This is a question that comes up a lot for newer writers.
When can I call myself a “writer”?
Well, there’s no rule about it. Being a writer isn’t like being a doctor or a lawyer – you don’t need any special qualifications.
That can be very helpful, but it can also be tricky. When exactly do you turn from a not-writer into a writer?
Some transitions in life are stark. When my daughter was born, I became – instantly and irrevocably – a mother. (She was born the day before Mothering Sunday, which was a lovely moment to enter motherhood.)
When I was a nervous 18 year old starting at university, I became – for the next three years – an undergraduate student.
But the state of being a writer can feel like a bit of a quantum state. You don’t suddenly “become” a writer; equally, it’s not clear what might stop you from being a writer.
Let’s clear up a couple of possible misconceptions, at least.
Time spent writing: You can call yourself a writer even if you spend a lot of time doing something else, whether that’s a day job or (like me) raising young children. I certainly didn’t stop being a writer when I became a mother.
Published status: You don’t need to be published to call yourself a writer. You don’t need to be making money from your writing, either – though most people who want to describe themselves as a “writer” at least have some ambitions of one day making money.

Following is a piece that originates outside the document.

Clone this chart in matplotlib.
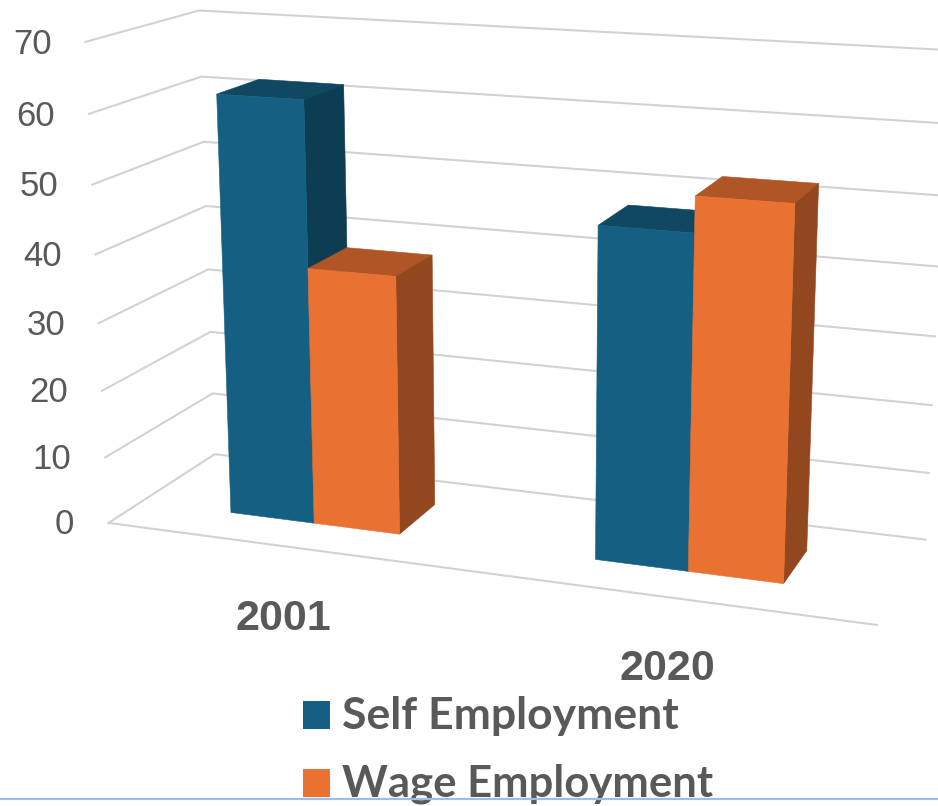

Calling Yourself a Writer in Private
Even if you’re just beginning on your writing journey, do try to think of yourself as a writer. It doesn’t matter how experienced you are: what matters is that you write, or at least take steps towards writing.
You may find it’s helpful to remind yourself, regularly, that you are a writer. When Joanna Penn published her first novel, back in 2011, she wrote about the affirmation she’d used for years: I am creative. I am an author.
You might or might not choose to call yourself a “writer” in front of your family or friends. Hopefully, doing so would help you feel supported and validated … but you need to make the judgement on whether that’s the case. Not all family and friends are fully supportive, and some may simply not understand your dreams.
Calling Yourself a Writer in Public
This is a trickier one. When can you start introducing yourself as a writer at parties, or at the school gates?
Again, you can do this whenever you feel comfortable with it. You might have just started freelancing, for instance, or you might be taking some time out to write your first novel.
Be prepared for people to ask “What do you write?” (or “What have you written?”) … and have an answer ready. Don’t feel judged or defensive! They’re just making conversation and trying to take an interest (plus, they may be closet writers too, trying to find out if you write the same sort of thing they do).
It’s fine to say something like, “I’ve written a lot of different things over the years, but right now I’m working on my first novel”. You don’t need to give a detailed publication history, or a full synopsis!
So what about you? Try it on: how does it feel to say “I am a writer”? It might not seem like an entirely comfortable fit, yet – but keep saying it to yourself as the days and weeks go by, and see if it becomes more natural.
You might want to join a writers’ group (locally or online) where you’re meeting with others at a similar stage of the writing journey. Identifying as “writers” together can be very helpful.
If a group isn’t possible, you could subscribe to a writing magazine (my favourites here in the UK are Writing Magazine and Writers Forum) or read a few good writing blogs regularly – K.M. Weiland’s “Helping Writers Become Authors” is always excellent, as is Joanna Penn’s “The Creative Penn”.